McCarthy singled out the three Democrats as boogeymen for various right-wing grievances. Schiff, McCarthy maintains, lied to the American public during the impeachment of Donald Trump from his perch as chair of the Intelligence Committee. Swalwell, the speaker says, maintained too close of a relationship to a Chinese spy during his first congressional campaign. Both had been key hands in Trump-related oversight, and believe that’s the real reason for McCarthy’s retaliation. “The cardinal sin appears to be that I led the impeachment of his master at Mar-a-Lago,” Schiff told reporters on Wednesday. Omar, meanwhile, made “repeated antisemitic and anti-American remarks,” as McCarthy put it. Her suspicions on his actual motives: “I do not actually think that he has a reason outside of me being Muslim and thinking I should not be,” Omar told HuffPost earlier this month.
Democrats registered their outrage with the most congressional of comebacks: A strongly worded letter. Minority Leader Hakeem Jeffries (D-N.Y.) tried to appeal to reason: Why could “serial fraudster” Rep. George Santos (R-N.Y.) serve on committees but “clearly qualified” Democrats could not? It made no difference to McCarthy, who officially booted Schiff and Swalwell from the Intelligence Committee on Tuesday night. The response? New assignments for Schiff and Swalwell, who will both move onto the Judiciary Committee, another plum oversight perch.
Democrats are mobilizing to save Omar’s seat. Rep. Dean Phillips (D-Minn.) has been holding conversations with fellow Democrats and moderate Republicans who could be swayed to protect her seat — even though the Jewish lawmaker has been critical of both Omar’s past comments and her politics. “I felt a responsibility to have conversations with as Jewish member of Congress and someone who is often politically dissimilar to Rep. Omar,” Phillips says. He’s not dismissing her 2019 comments that invoked an anti-Semitic trope , but “we can disagree without being disagreeable,” he adds. “Removing her from the Foreign Affairs committee would be a tragedy for the Congress and the country.”

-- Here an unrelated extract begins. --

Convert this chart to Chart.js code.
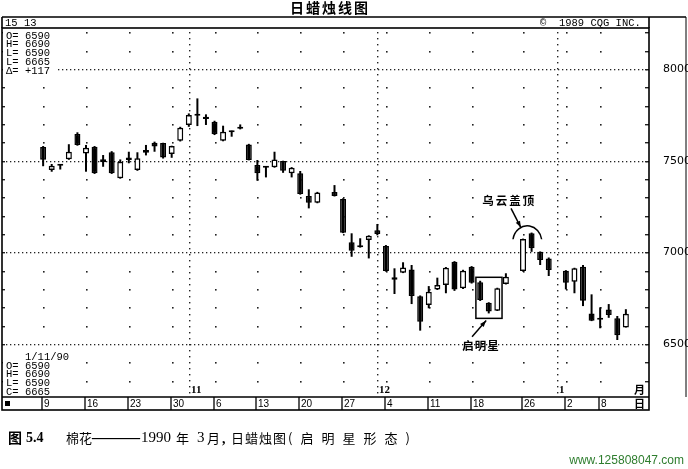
<!DOCTYPE html>
<html>
<head>
<meta charset="utf-8">
<title>日蜡烛线图</title>
<script src="https://cdn.jsdelivr.net/npm/chart.js@4.4.1/dist/chart.umd.min.js"></script>
<style>
  html, body { margin: 0; padding: 0; background: #fff; }
  canvas { display: block; }
</style>
</head>
<body>
<canvas id="chart" width="688" height="469"></canvas>
<script>
/* trading days Oct 9 1989 - Jan 11 1990, holidays kept as empty slots */
const days = [
  "10/9","10/10","10/11","10/12","10/13","10/16","10/17","10/18","10/19","10/20",
  "10/23","10/24","10/25","10/26","10/27","10/30","10/31","11/1","11/2","11/3",
  "11/6","11/7","11/8","11/9","11/10","11/13","11/14","11/15","11/16","11/17",
  "11/20","11/21","11/22","11/23","11/24","11/27","11/28","11/29","11/30","12/1",
  "12/4","12/5","12/6","12/7","12/8","12/11","12/12","12/13","12/14","12/15",
  "12/18","12/19","12/20","12/21","12/22","12/25","12/26","12/27","12/28","12/29",
  "1/1","1/2","1/3","1/4","1/5","1/8","1/9","1/10","1/11"
];

const open = [
  7575,7450,7473,7508,7646, 7540,7576,7508,7546,7404,
  7518,7449,7558,7598,7596, 7536,7609,7695,7745,7740,
  7713,7609,7655,7680,7589, 7476,7462,7464,7498,7431,
  7431,7307,7271,null,7330, 7291,7055,7028,7067,7120,
  7035,6864,6889,6907,6760, 6713,6798,6822,6949,6804,
  6922,6837,6725,6682,6827, null,6898,7104,7003,6967,
  null,6900,6840,6922,6667, 6640,6689,6640,6590
];
const high = [
  7580,7482,7480,7590,7655, 7586,7580,7531,7552,7507,
  7549,7546,7586,7604,7598, 7582,7685,7758,7840,7753,
  7718,7691,7664,7698,7592, 7504,7468,7549,7500,7465,
  7444,7344,7330,null,7367, 7295,7104,7077,7093,7155,
  7040,6913,6946,6931,6765, 6816,6862,6920,6952,6905,
  6925,6845,6728,6807,6886, null,7075,7108,7005,6972,
  null,6903,6916,6931,6771, 6700,6718,6653,6690
];
const low = [
  7470,7440,7452,7505,7582, 7440,7428,7467,7428,7402,
  7486,7445,7529,7549,7512, 7516,7605,7685,7689,7695,
  7640,7606,7631,7671,7502, 7391,7409,7462,7434,7409,
  7315,7240,7268,null,7305, 7105,6976,7026,6967,7093,
  6895,6773,6887,6718,6573, 6695,6795,6777,6790,6800,
  6830,6735,6667,6680,6825, null,6895,7003,6931,6871,
  null,6798,6777,6707,6625, 6586,6643,6522,6590
];
const close = [
  7505,7472,7478,7549,7586, 7571,7431,7492,7431,7494,
  7504,7513,7543,7578,7518, 7580,7680,7749,7752,7727,
  7644,7658,7660,7674,7504, 7431,7467,7507,7445,7462,
  7318,7271,7327,null,7307, 7107,7009,7033,7091,7100,
  6898,6850,6918,6762,6622, 6785,6822,6916,6798,6900,
  6834,6740,6677,6804,6867, null,7073,7022,6958,6904,
  null,6834,6913,6736,6627, 6632,6658,6548,6665
];

/* axis labels */
const weekTicks = [0,5,10,15,20,25,30,35,40,45,50,56,61,65];
const weekLabels = ["9","16","23","30","6","13","20","27","4","11","18","26","2","8"];
const monthTicks = [17,39,60];
const monthLabels = ["11","12","1"];
const priceLabels = [6500,7000,7500,8000];

const CJK = "'Noto Sans CJK SC', sans-serif";
const MONO = "'Liberation Mono', monospace";

/* build candle pieces */
const bodies = [], wicks = [], bodyColors = [];
days.forEach((d, i) => {
  if (open[i] == null) return;
  bodies.push({ x: i, y: [Math.min(open[i], close[i]), Math.max(open[i], close[i])] });
  wicks.push({ x: i, y: [low[i], high[i]] });
  bodyColors.push(close[i] > open[i] ? "#fff" : "#000");
});

function txt(ctx, s, x, y, font, align, spacing) {
  ctx.font = font;
  ctx.textAlign = align || "left";
  ctx.textBaseline = "middle";
  ctx.letterSpacing = (spacing || 0) + "px";
  ctx.fillText(s, x, y);
  ctx.letterSpacing = "0px";
}

function arrow(ctx, x1, y1, x2, y2) {
  const a = Math.atan2(y2 - y1, x2 - x1);
  ctx.beginPath();
  ctx.moveTo(x1, y1);
  ctx.lineTo(x2, y2);
  ctx.stroke();
  ctx.beginPath();
  ctx.moveTo(x2, y2);
  ctx.lineTo(x2 - 7 * Math.cos(a - 0.35), y2 - 7 * Math.sin(a - 0.35));
  ctx.lineTo(x2 - 7 * Math.cos(a + 0.35), y2 - 7 * Math.sin(a + 0.35));
  ctx.closePath();
  ctx.fill();
}

/* dotted grid under the candles */
const dotGrid = {
  id: "dotGrid",
  beforeDatasetsDraw(chart) {
    const { ctx, chartArea: a, scales: { x, y } } = chart;
    ctx.save();
    ctx.fillStyle = "#222";
    for (let lv = 6300; lv <= 8200; lv += 100) {
      const yy = Math.round(y.getPixelForValue(lv));
      if (lv % 500 === 0) {
        for (let xx = a.left + 4; xx < a.right - 2; xx += 4) ctx.fillRect(xx, yy, 1.3, 1.3);
      } else {
        weekTicks.forEach(i => ctx.fillRect(Math.round(x.getPixelForValue(i)), yy, 1.6, 1.6));
      }
      // small ticks on both sides
      ctx.fillRect(a.right - 4, yy, 4, 1.4);
      ctx.fillRect(a.left, yy, 3, 1.4);
    }
    monthTicks.forEach(i => {
      const xx = Math.round(x.getPixelForValue(i));
      for (let yy = a.top + 4; yy < a.bottom - 2; yy += 6) ctx.fillRect(xx, yy, 1.4, 1.4);
    });
    ctx.restore();
  }
};

/* frame, texts and notes */
const decor = {
  id: "decor",
  afterDraw(chart) {
    const { ctx, chartArea: a, scales: { x, y } } = chart;
    const px = v => x.getPixelForValue(v);
    const py = v => y.getPixelForValue(v);
    const stripB = a.bottom + 13;
    ctx.save();
    ctx.fillStyle = "#000";
    ctx.strokeStyle = "#000";

    // info boxes (white behind the text)
    ctx.fillStyle = "#fff";
    ctx.fillRect(a.left + 1, a.top + 1, 54, 47);
    ctx.fillRect(a.left + 1, a.bottom - 46, 70, 45);
    ctx.fillStyle = "#000";
    ["O= 6590", "H= 6690", "L= 6590", "L= 6665", "\u0394= +117"].forEach((s, k) =>
      txt(ctx, s, a.left + 4, a.top + 8 + k * 8.7, "10.5px " + MONO));
    txt(ctx, "1/11/90", 25, a.bottom - 40, "10.5px " + MONO);
    ["O= 6590", "H= 6690", "L= 6590", "C= 6665"].forEach((s, k) =>
      txt(ctx, s, a.left + 4, a.bottom - 31 + k * 8.7, "10.5px " + MONO));

    // frame lines
    ctx.lineWidth = 1.6;
    ctx.strokeRect(a.left, a.top, a.right - a.left, stripB - a.top);
    ctx.beginPath();
    ctx.moveTo(a.left, a.bottom); ctx.lineTo(a.right, a.bottom);
    ctx.moveTo(a.left, 17); ctx.lineTo(686, 17);
    ctx.moveTo(a.left, 17); ctx.lineTo(a.left, a.top);
    ctx.moveTo(a.right, 17); ctx.lineTo(a.right, a.top);
    ctx.stroke();
    ctx.lineWidth = 1;
    ctx.beginPath();
    ctx.moveTo(686, 17); ctx.lineTo(686, a.bottom);
    ctx.stroke();

    // header
    txt(ctx, "\u65e5\u8721\u70db\u7ebf\u56fe", 330, 8, "bold 14px " + CJK, "center", 2);
    txt(ctx, "15 13", a.left + 3, 23, "10.5px " + MONO);
    txt(ctx, "\u00a9  1989 CQG INC.", 540, 23, "10.5px " + MONO);

    // date strip
    ctx.lineWidth = 1.3;
    ctx.fillRect(5, a.bottom + 4, 5, 5);
    weekTicks.forEach((i, k) => {
      const xx = Math.round(px(i)) - 1;
      ctx.beginPath(); ctx.moveTo(xx, a.bottom); ctx.lineTo(xx, stripB); ctx.stroke();
      txt(ctx, weekLabels[k], xx + 2, a.bottom + 7, "10px 'Liberation Sans', sans-serif");
    });
    monthTicks.forEach((i, k) => {
      txt(ctx, monthLabels[k], Math.round(px(i)) + 2, a.bottom - 7, "bold 11px 'Liberation Serif', serif");
    });
    txt(ctx, "\u6708", 634, a.bottom - 7, "bold 11px " + CJK);
    txt(ctx, "\u65e5", 634, a.bottom + 7, "bold 11px " + CJK);

    // morning star box
    ctx.lineWidth = 1.5;
    const bx1 = px(50.5), bx2 = px(53.55), by1 = py(6864), by2 = py(6640);
    ctx.strokeRect(bx1, by1, bx2 - bx1, by2 - by1);
    arrow(ctx, px(50.05), py(6540), px(51.7), py(6628));
    txt(ctx, "\u542f\u660e\u661f", px(51.1), py(6489), "bold 11.5px " + CJK, "center", 1);

    // dark cloud cover
    txt(ctx, "\u4e4c\u4e91\u76d6\u9876", px(54.4), py(7285), "bold 11.5px " + CJK, "center", 2);
    arrow(ctx, px(54.6), py(7240), px(55.75), py(7135));
    ctx.beginPath();
    ctx.ellipse(px(56.5), py(7058), 14.5, 16, 0, Math.PI * 1.05, Math.PI * 1.95);
    ctx.stroke();

    // caption
    const cy = 438;
    txt(ctx, "\u56fe", 8, cy, "bold 14px " + CJK);
    txt(ctx, "5.4", 26, cy, "bold 14px 'Liberation Serif', serif");
    txt(ctx, "\u68c9\u82b1", 66, cy, "13px " + CJK);
    txt(ctx, "\u2014\u2014", 92, cy, "24px 'Liberation Serif', serif");
    txt(ctx, "1990", 141, cy, "15px 'Liberation Serif', serif");
    txt(ctx, "\u5e74", 176, cy, "13px " + CJK);
    txt(ctx, "3", 197, cy, "15px 'Liberation Serif', serif");
    txt(ctx, "\u6708", 207, cy, "13px " + CJK);
    txt(ctx, ",", 222, cy + 1, "bold 14px 'Liberation Serif', serif");
    txt(ctx, "\u65e5\u8721\u70db\u56fe", 231, cy, "13px " + CJK, "left", 1);
    txt(ctx, "(\u542f\u660e\u661f\u5f62\u6001)", 288, cy, "13px " + CJK, "left", 8);

    // watermark
    ctx.fillStyle = "#2e7d2e";
    txt(ctx, "www.125808047.com", 684, 461, "12px 'Liberation Sans', Arial, sans-serif", "right");
    ctx.restore();
  }
};

new Chart(document.getElementById("chart"), {
  type: "bar",
  data: {
    datasets: [
      {
        label: "body",
        data: bodies,
        backgroundColor: bodyColors,
        borderColor: "#000",
        borderWidth: 1.5,
        borderSkipped: false,
        grouped: false,
        maxBarThickness: 6,
        minBarLength: 2
      },
      {
        label: "wick",
        data: wicks,
        backgroundColor: "#000",
        borderWidth: 0,
        grouped: false,
        maxBarThickness: 2
      }
    ]
  },
  options: {
    responsive: false,
    animation: false,
    devicePixelRatio: 1,
    layout: { padding: { left: 2, top: 28, right: 0, bottom: 72 } },
    plugins: { legend: { display: false }, tooltip: { enabled: false } },
    scales: {
      x: { type: "linear", offset: false, min: -4.8, max: 70.7, display: false },
      y: {
        position: "right",
        min: 6211,
        max: 8224,
        afterBuildTicks: s => { s.ticks = priceLabels.map(v => ({ value: v })); },
        afterFit: s => { s.width = 39; },
        grid: { display: false },
        border: { display: false },
        ticks: {
          padding: 6,
          color: "#000",
          font: { family: "'DejaVu Sans', sans-serif", size: 11 },
          callback: v => String(v)
        }
      }
    }
  },
  plugins: [dotGrid, decor]
});
</script>
</body>
</html>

Indeed, McCarthy’s ambitions may be thwarted by his own colleagues’ desire for some semblance of order. Rep. Victoria Spartz (R-Ind.) said she “will not support this charade” of removing members from committees. Rep. Nancy Mace (R-S.C.), meanwhile, sided with McCarthy’s decision to sideline Schiff and Swalwell but has said she’s unlikely to support a vote to remove Omar, citing her opposition to Democrats’ votes to remove Gosar and Greene last term. Phillips says his conversations with Republicans have led him to believe many more of his GOP colleagues feel the same way. “I doubt this comes to the House floor,” he says. “I can’t confirm that, but I think people recognize the false equivalency between Omar and MTG and Gosar.”